Monday 27 January 2020

Dundalk targeting unique cup run

Stephen Kenny celebrates Dundalk’s victory over Maccabi Tel Aviv. Picture: Sportsfile
Stephen Kenny celebrates Dundalk’s victory over Maccabi Tel Aviv. Picture: Sportsfile
Daniel McDonnell

Daniel McDonnell

The show must go on for Dundalk. Within 30 minutes of their Europa League win over Maccabi Tel Aviv, the euphoria had subsided.

"We basically don't have any time to enjoy it," explained midfielder Chris Shields, whose planned celebrations revolved around going home to have a glass of Coke ahead of a Friday morning recovery session.

Come the end of the year, Stephen Kenny's group will get the chance to celebrate their exploits. But the Dundalk boss continues to remind his dressing room that they still have a long way to go before they achieve their aims.

"We've won nothing yet this season," he said on Thursday night, an answer that was followed by the reminder that their historic run to the group stage and a four-point haul had brought their earnings well across the €6m mark.

"I've never been motivated by that," Kenny shrugged. "We've still a lot to do to win the league and the cup and try to qualify out of the group. You could fall short on everything."

He has instilled that drive into his players and they are on message. Tomorrow afternoon, a fresh Derry City team arrive to Oriel Park for an FAI Cup semi-final.

Kenny might rotate his options after making wholesale changes for the earlier rounds but, now that the final at the Aviva is 90 minutes away, the cup is back high on the list of priorities.

The November 6 showpiece takes place just 72 hours after their second meeting with Zenit St Petersburg in Russia. With a knowing look, Shields suggests that the players have been made fully aware of their manager's views on what a unique journey that would be.

"He's said it that much that it doesn't even faze us anymore," smiled Shields, who excelled against Maccabi after coming in to replace the suspended Stephen O'Donnell. "St Petersburg on the Thursday night, getting home for recovery the next morning, in Saturday for training and then playing the cup final on Sunday.

"That's why it's important we get our heads down and not get carried away with this and treat Derry with the respect that they deserve."


Shields' personal journey has been remarkable. In Tallaght, he was reminded that four years ago he was part of the Dundalk side that suffered a 7-0 humiliation at the hands of Rovers. "I was good that day," he laughed, joking with the local reporter from the 'Dundalk Democrat' that his player rating of 4 was harsh.

"It just shows how far we've come as a club," he continued. "I always refer to myself and John Mountney. We were the remaining two players and we've reaped the rewards of the hard work and dedication and sticking with the club."

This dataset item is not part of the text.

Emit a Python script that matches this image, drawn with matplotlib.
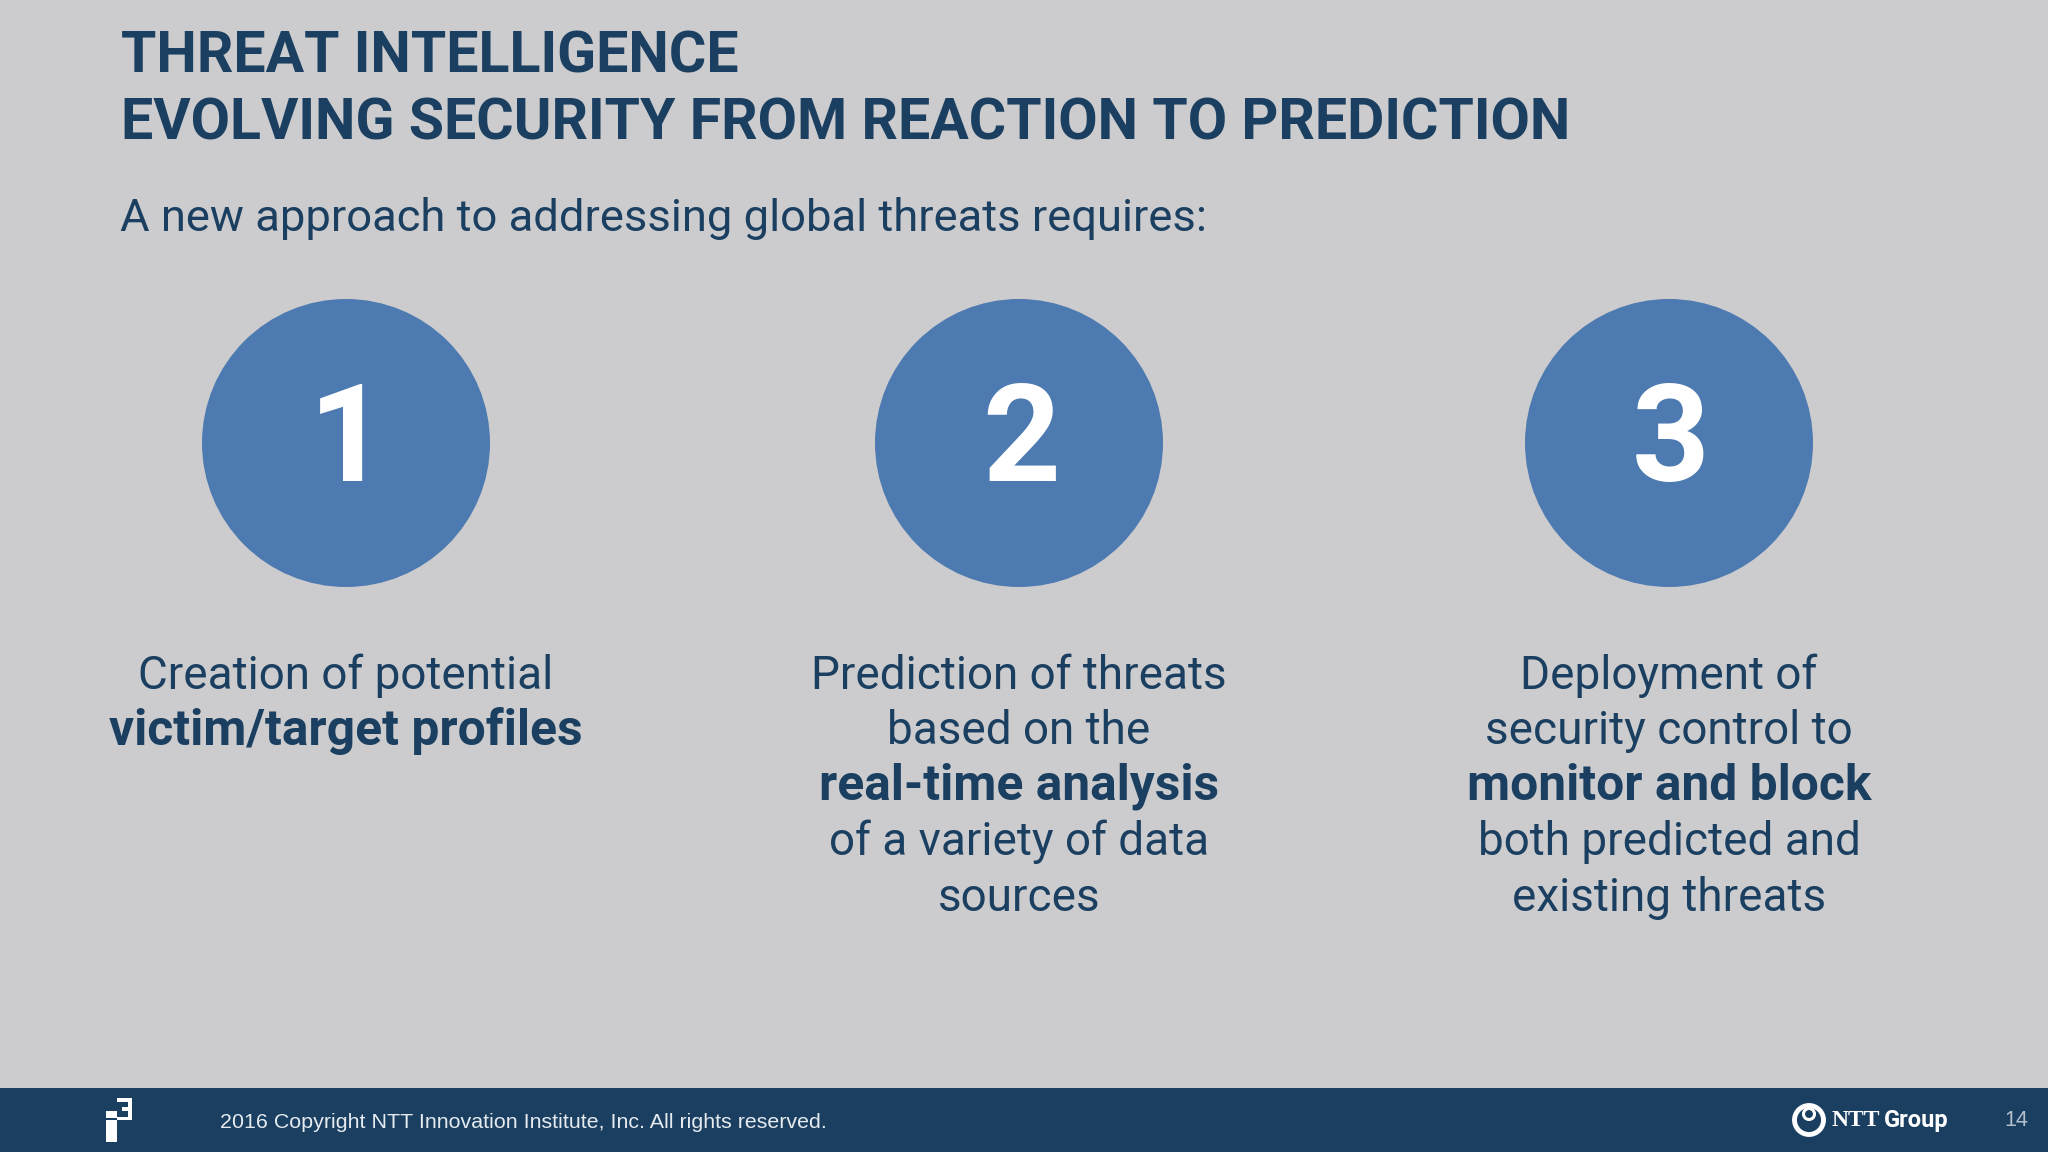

At the end of last year, Shields was at a crossroads again as he contemplated leaving due to a squad role that means sitting out certain fixtures. Instead, the improving 25-year-old opted to sign a two-year deal.

"It is hard because you want to be playing every week," he explains."I was thinking, 'Will I go?' But then you might not be enjoying it as much if you're getting beaten every few weeks and not challenging for things. It was the right decision to stay and I'm here next year as well so that's my foreseeable future."

At another time in his life, he might have been headed to Croke Park this evening to drink in the atmosphere.

The Dubs fan has admitted that the only downside of this dream year has been its impact on his All-Ireland socialising. "If anybody has a ticket out there for me, I'll go," he laughs.

He prefers making his own history, though, with Shields acknowledging that it's surreal to be in a situation where he now has a large selection of European highlights to pick from.

In a strange way, missing out on the Champions League has allowed their improvement to continue with the experience of their conquerors, Legia Warsaw, illustrating the possible pitfalls of getting dropped into the deep end too early.

Fixture congestion is Kenny's primary worry now although he will not sacrifice the cup by taking a cavalier approach to avoid a replay if the Derry game is deadlocked heading into the dying moments. Another 90 minutes is the last thing needed with the coming week set to function as the calm before the storm.

Their league clash with Sligo Rovers has been pushed back by 24 hours to Saturday, October 8 to ensure that both Cork and Dundalk have the same period of recuperation before their crucial Oriel Park league showdown on October 11.

Kenny's men have a total of seven league matches and the home tie with Zenit to complete before the title race ends on October 28.

"You can't build on what we've done unless you win the league," stresses Kenny. "But right now I'm fixated on tomorrow."